[BEGIN]

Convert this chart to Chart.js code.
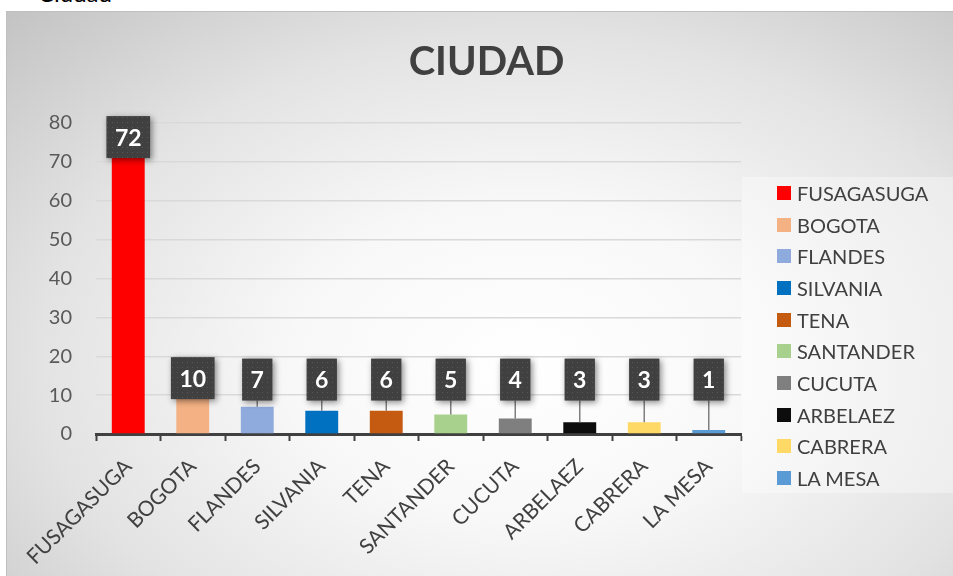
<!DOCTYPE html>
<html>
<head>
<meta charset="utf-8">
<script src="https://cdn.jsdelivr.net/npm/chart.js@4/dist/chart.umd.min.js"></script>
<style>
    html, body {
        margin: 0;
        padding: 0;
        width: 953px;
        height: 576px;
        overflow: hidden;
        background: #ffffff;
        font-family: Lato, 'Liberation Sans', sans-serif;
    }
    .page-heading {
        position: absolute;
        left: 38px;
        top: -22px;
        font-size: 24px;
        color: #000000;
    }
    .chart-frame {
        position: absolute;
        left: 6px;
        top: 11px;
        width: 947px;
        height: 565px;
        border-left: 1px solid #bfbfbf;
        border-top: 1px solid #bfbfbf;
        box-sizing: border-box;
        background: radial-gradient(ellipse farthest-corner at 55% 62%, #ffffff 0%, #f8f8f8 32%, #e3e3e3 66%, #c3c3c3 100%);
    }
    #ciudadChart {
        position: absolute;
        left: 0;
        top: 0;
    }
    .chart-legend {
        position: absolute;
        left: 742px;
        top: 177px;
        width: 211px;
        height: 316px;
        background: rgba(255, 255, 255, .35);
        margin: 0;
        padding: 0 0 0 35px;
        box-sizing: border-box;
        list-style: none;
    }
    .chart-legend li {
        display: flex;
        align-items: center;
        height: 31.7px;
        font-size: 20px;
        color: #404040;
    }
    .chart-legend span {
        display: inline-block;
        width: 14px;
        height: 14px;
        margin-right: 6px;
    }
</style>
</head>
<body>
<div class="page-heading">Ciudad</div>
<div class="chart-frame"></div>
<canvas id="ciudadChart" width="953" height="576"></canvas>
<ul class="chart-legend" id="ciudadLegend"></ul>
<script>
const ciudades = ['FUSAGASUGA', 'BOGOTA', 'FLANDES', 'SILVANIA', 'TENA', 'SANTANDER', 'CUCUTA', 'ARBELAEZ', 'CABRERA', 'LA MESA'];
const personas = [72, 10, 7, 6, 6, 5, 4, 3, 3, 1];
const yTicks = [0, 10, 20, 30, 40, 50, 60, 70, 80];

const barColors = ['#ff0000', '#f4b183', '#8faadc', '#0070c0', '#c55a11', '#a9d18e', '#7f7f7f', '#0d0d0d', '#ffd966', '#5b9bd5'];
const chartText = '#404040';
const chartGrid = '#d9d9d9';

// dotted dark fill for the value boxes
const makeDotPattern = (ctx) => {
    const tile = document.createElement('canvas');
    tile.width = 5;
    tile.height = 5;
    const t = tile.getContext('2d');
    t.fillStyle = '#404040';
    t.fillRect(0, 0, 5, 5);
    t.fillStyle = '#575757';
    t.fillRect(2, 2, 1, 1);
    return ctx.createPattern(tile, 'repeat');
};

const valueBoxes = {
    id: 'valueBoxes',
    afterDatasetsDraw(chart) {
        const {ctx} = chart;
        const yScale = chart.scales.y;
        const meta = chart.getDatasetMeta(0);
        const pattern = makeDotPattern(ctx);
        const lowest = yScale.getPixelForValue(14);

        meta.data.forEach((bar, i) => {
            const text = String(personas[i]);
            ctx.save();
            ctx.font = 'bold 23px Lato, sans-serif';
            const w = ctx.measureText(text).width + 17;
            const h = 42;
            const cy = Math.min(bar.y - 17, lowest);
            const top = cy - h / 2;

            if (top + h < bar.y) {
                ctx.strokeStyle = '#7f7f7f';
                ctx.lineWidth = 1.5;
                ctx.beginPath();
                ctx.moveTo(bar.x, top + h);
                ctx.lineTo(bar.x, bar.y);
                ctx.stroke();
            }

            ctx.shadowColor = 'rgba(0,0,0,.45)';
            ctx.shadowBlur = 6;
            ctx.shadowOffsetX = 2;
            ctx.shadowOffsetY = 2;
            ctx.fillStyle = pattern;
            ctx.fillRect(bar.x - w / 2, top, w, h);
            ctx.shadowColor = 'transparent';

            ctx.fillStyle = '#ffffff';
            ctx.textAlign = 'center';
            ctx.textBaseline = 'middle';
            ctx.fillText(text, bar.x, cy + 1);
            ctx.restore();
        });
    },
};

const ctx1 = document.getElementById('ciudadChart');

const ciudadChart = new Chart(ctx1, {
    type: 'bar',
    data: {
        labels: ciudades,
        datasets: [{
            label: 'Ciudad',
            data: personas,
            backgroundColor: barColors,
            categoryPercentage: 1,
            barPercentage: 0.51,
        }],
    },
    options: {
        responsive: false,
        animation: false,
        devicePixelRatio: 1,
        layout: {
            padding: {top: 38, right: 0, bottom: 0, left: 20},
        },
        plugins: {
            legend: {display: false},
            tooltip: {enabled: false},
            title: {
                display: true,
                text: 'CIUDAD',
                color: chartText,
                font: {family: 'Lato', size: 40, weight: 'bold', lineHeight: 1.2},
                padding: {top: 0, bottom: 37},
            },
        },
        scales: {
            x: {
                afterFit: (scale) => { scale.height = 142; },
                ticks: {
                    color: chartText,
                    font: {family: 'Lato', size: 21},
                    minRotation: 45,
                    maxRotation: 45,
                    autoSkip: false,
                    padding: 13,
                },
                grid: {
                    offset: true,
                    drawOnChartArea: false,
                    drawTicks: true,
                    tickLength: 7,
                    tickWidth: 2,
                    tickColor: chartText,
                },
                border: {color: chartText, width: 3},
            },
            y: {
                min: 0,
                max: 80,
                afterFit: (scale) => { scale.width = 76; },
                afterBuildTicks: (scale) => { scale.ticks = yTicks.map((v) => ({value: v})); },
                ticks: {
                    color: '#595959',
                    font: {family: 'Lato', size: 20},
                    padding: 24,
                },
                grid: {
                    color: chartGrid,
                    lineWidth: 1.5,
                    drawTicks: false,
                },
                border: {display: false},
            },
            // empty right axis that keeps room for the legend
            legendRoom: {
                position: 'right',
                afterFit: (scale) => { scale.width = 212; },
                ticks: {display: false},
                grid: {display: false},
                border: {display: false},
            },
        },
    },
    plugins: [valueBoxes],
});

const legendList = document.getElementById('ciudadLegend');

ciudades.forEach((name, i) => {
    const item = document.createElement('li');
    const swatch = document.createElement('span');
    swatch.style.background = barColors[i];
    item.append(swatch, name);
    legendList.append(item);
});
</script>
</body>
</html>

[END]

WHAT IS NEEDED:
Transcribe the preceding listing in its entirety and with exact wording, leaving out pictures.

ANSWER FOR THIS EXERCISE:
Convert this chart to Chart.js code.
<!DOCTYPE html>
<html>
<head>
<meta charset="utf-8">
<script src="https://cdn.jsdelivr.net/npm/chart.js@4/dist/chart.umd.min.js"></script>
<style>
    html, body {
        margin: 0;
        padding: 0;
        width: 953px;
        height: 576px;
        overflow: hidden;
        background: #ffffff;
        font-family: Lato, 'Liberation Sans', sans-serif;
    }
    .page-heading {
        position: absolute;
        left: 38px;
        top: -22px;
        font-size: 24px;
        color: #000000;
    }
    .chart-frame {
        position: absolute;
        left: 6px;
        top: 11px;
        width: 947px;
        height: 565px;
        border-left: 1px solid #bfbfbf;
        border-top: 1px solid #bfbfbf;
        box-sizing: border-box;
        background: radial-gradient(ellipse farthest-corner at 55% 62%, #ffffff 0%, #f8f8f8 32%, #e3e3e3 66%, #c3c3c3 100%);
    }
    #ciudadChart {
        position: absolute;
        left: 0;
        top: 0;
    }
    .chart-legend {
        position: absolute;
        left: 742px;
        top: 177px;
        width: 211px;
        height: 316px;
        background: rgba(255, 255, 255, .35);
        margin: 0;
        padding: 0 0 0 35px;
        box-sizing: border-box;
        list-style: none;
    }
    .chart-legend li {
        display: flex;
        align-items: center;
        height: 31.7px;
        font-size: 20px;
        color: #404040;
    }
    .chart-legend span {
        display: inline-block;
        width: 14px;
        height: 14px;
        margin-right: 6px;
    }
</style>
</head>
<body>
<div class="page-heading">Ciudad</div>
<div class="chart-frame"></div>
<canvas id="ciudadChart" width="953" height="576"></canvas>
<ul class="chart-legend" id="ciudadLegend"></ul>
<script>
const ciudades = ['FUSAGASUGA', 'BOGOTA', 'FLANDES', 'SILVANIA', 'TENA', 'SANTANDER', 'CUCUTA', 'ARBELAEZ', 'CABRERA', 'LA MESA'];
const personas = [72, 10, 7, 6, 6, 5, 4, 3, 3, 1];
const yTicks = [0, 10, 20, 30, 40, 50, 60, 70, 80];

const barColors = ['#ff0000', '#f4b183', '#8faadc', '#0070c0', '#c55a11', '#a9d18e', '#7f7f7f', '#0d0d0d', '#ffd966', '#5b9bd5'];
const chartText = '#404040';
const chartGrid = '#d9d9d9';

// dotted dark fill for the value boxes
const makeDotPattern = (ctx) => {
    const tile = document.createElement('canvas');
    tile.width = 5;
    tile.height = 5;
    const t = tile.getContext('2d');
    t.fillStyle = '#404040';
    t.fillRect(0, 0, 5, 5);
    t.fillStyle = '#575757';
    t.fillRect(2, 2, 1, 1);
    return ctx.createPattern(tile, 'repeat');
};

const valueBoxes = {
    id: 'valueBoxes',
    afterDatasetsDraw(chart) {
        const {ctx} = chart;
        const yScale = chart.scales.y;
        const meta = chart.getDatasetMeta(0);
        const pattern = makeDotPattern(ctx);
        const lowest = yScale.getPixelForValue(14);

        meta.data.forEach((bar, i) => {
            const text = String(personas[i]);
            ctx.save();
            ctx.font = 'bold 23px Lato, sans-serif';
            const w = ctx.measureText(text).width + 17;
            const h = 42;
            const cy = Math.min(bar.y - 17, lowest);
            const top = cy - h / 2;

            if (top + h < bar.y) {
                ctx.strokeStyle = '#7f7f7f';
                ctx.lineWidth = 1.5;
                ctx.beginPath();
                ctx.moveTo(bar.x, top + h);
                ctx.lineTo(bar.x, bar.y);
                ctx.stroke();
            }

            ctx.shadowColor = 'rgba(0,0,0,.45)';
            ctx.shadowBlur = 6;
            ctx.shadowOffsetX = 2;
            ctx.shadowOffsetY = 2;
            ctx.fillStyle = pattern;
            ctx.fillRect(bar.x - w / 2, top, w, h);
            ctx.shadowColor = 'transparent';

            ctx.fillStyle = '#ffffff';
            ctx.textAlign = 'center';
            ctx.textBaseline = 'middle';
            ctx.fillText(text, bar.x, cy + 1);
            ctx.restore();
        });
    },
};

const ctx1 = document.getElementById('ciudadChart');

const ciudadChart = new Chart(ctx1, {
    type: 'bar',
    data: {
        labels: ciudades,
        datasets: [{
            label: 'Ciudad',
            data: personas,
            backgroundColor: barColors,
            categoryPercentage: 1,
            barPercentage: 0.51,
        }],
    },
    options: {
        responsive: false,
        animation: false,
        devicePixelRatio: 1,
        layout: {
            padding: {top: 38, right: 0, bottom: 0, left: 20},
        },
        plugins: {
            legend: {display: false},
            tooltip: {enabled: false},
            title: {
                display: true,
                text: 'CIUDAD',
                color: chartText,
                font: {family: 'Lato', size: 40, weight: 'bold', lineHeight: 1.2},
                padding: {top: 0, bottom: 37},
            },
        },
        scales: {
            x: {
                afterFit: (scale) => { scale.height = 142; },
                ticks: {
                    color: chartText,
                    font: {family: 'Lato', size: 21},
                    minRotation: 45,
                    maxRotation: 45,
                    autoSkip: false,
                    padding: 13,
                },
                grid: {
                    offset: true,
                    drawOnChartArea: false,
                    drawTicks: true,
                    tickLength: 7,
                    tickWidth: 2,
                    tickColor: chartText,
                },
                border: {color: chartText, width: 3},
            },
            y: {
                min: 0,
                max: 80,
                afterFit: (scale) => { scale.width = 76; },
                afterBuildTicks: (scale) => { scale.ticks = yTicks.map((v) => ({value: v})); },
                ticks: {
                    color: '#595959',
                    font: {family: 'Lato', size: 20},
                    padding: 24,
                },
                grid: {
                    color: chartGrid,
                    lineWidth: 1.5,
                    drawTicks: false,
                },
                border: {display: false},
            },
            // empty right axis that keeps room for the legend
            legendRoom: {
                position: 'right',
                afterFit: (scale) => { scale.width = 212; },
                ticks: {display: false},
                grid: {display: false},
                border: {display: false},
            },
        },
    },
    plugins: [valueBoxes],
});

const legendList = document.getElementById('ciudadLegend');

ciudades.forEach((name, i) => {
    const item = document.createElement('li');
    const swatch = document.createElement('span');
    swatch.style.background = barColors[i];
    item.append(swatch, name);
    legendList.append(item);
});
</script>
</body>
</html>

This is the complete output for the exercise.